Quetzal had found prayer beads in a pocket of Gulo's robe; he ran them through his fingers. "Echidna was at the center. You've seen her, can you doubt it? Scylla, Molpe, and Hierax were in it. They've said so at various times."

"But not Tartaros, Thelxiepeia, Phaea, or Sphigx, Your Cognizance?" Silk felt an irrational surge of hope.

"I don't know about Tartaros and the younger gods, Patera Caldé. But do you see why I didn't announce it? There would have been panic. There will be, if it becomes widely known. The Chapter will be destroyed and the basis of morality gone. Imagine Viron with neither.

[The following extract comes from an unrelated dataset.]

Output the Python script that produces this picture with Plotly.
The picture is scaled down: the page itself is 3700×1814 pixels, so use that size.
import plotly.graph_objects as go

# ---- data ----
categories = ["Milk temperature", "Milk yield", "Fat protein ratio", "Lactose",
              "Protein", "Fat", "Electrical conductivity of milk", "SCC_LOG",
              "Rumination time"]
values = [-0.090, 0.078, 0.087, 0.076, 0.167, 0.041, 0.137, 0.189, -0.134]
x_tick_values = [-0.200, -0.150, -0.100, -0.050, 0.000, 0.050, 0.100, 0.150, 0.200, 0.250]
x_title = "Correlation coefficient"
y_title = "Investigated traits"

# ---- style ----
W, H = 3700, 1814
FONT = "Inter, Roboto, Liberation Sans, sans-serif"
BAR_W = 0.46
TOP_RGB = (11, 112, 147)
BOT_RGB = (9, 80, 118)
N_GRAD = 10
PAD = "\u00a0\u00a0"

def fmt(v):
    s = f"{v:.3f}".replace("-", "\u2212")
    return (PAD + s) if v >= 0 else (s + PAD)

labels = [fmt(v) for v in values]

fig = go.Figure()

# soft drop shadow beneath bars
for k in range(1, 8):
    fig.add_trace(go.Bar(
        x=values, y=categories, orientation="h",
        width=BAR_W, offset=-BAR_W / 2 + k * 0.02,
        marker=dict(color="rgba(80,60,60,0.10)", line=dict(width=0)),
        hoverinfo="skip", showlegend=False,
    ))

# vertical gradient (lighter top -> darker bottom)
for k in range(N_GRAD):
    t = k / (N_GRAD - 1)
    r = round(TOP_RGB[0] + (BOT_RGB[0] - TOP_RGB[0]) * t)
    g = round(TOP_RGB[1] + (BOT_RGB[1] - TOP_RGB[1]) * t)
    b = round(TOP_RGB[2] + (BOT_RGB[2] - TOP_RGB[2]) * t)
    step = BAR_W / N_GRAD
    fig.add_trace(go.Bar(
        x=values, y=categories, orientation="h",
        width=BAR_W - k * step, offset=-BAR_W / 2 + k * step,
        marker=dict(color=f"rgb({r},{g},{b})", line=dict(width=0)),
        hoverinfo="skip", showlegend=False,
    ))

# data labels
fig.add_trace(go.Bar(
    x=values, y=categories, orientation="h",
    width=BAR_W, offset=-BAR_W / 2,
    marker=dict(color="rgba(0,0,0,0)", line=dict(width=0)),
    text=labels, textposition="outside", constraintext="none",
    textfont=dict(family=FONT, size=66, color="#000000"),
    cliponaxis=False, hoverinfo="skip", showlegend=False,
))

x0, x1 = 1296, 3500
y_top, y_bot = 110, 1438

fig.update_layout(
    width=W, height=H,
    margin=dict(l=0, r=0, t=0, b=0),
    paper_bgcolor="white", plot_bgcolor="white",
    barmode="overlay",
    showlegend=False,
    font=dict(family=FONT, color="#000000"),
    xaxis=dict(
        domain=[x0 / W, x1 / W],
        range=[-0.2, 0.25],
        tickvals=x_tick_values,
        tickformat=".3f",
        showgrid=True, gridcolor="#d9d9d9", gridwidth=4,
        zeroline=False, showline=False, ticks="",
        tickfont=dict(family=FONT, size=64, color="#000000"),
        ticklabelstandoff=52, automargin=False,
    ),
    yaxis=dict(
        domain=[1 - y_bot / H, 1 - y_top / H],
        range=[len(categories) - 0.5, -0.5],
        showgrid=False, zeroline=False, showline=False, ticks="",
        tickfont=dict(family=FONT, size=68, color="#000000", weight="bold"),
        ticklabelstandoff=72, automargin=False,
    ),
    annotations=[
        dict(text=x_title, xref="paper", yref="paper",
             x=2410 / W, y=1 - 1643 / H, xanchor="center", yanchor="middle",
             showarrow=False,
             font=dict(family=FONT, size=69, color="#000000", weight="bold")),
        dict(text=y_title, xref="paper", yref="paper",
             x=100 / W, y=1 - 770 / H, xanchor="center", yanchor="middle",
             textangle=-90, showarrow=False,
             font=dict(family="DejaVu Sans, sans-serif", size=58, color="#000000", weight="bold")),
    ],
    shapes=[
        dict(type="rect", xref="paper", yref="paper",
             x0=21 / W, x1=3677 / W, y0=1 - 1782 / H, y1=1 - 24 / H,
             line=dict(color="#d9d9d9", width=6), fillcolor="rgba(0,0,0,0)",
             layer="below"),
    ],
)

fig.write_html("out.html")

As for public observances, how do you think Pas's murderers would react to our mourning him?"

"We-" Something tightened in Silk's throat. "We, you and I, Your Cognizance. Villus and Maytera Marble, all of us are-were his children too. That is to say, he built the whorl for us. Ruled us like a father. I…"

"What is it, Patera Caldé?"

"I just remembered something, Your Cognizance. Kypris-you must know there was a theophany of Kypris at our manteion on Scylsday."

"I've had a dozen reports. It's the talk of the city."

"She said she was hunted, and I didn't understand. Now I believe I may."

Quetzal nodded. "I imagine she is. The wonder is that they haven't been able to corner her in thirty years. She can't be a tenth as strong as Pas was. But it can't be easy to kill even a minor goddess who knows you're trying to. Not like killing a husband and father who trusts you. Now you see why I've tried to prevent theophanies, don't you, Patera Caldé? If you don't, I'll never be able to make it clear."

"Yes, Your Cognizance. Of course. It's-horrible. Unspeakable. But you were right. You are right."

"I'm glad you realize it. You understand why we go on sacrificing to Pas? We must. I've tried to downgrade him somewhat. Make him seem more remote than he used to. I've emphasized Scylla at his expense, but you're too young to have realized that. Older people complain, sometimes."

Silk said nothing, but stroked his cheek as he walked.

"You have questions, Patera Caldé. Or you will have when you've digested all this. Don't fear you may offend me. I'm at your disposal whenever you want to question me."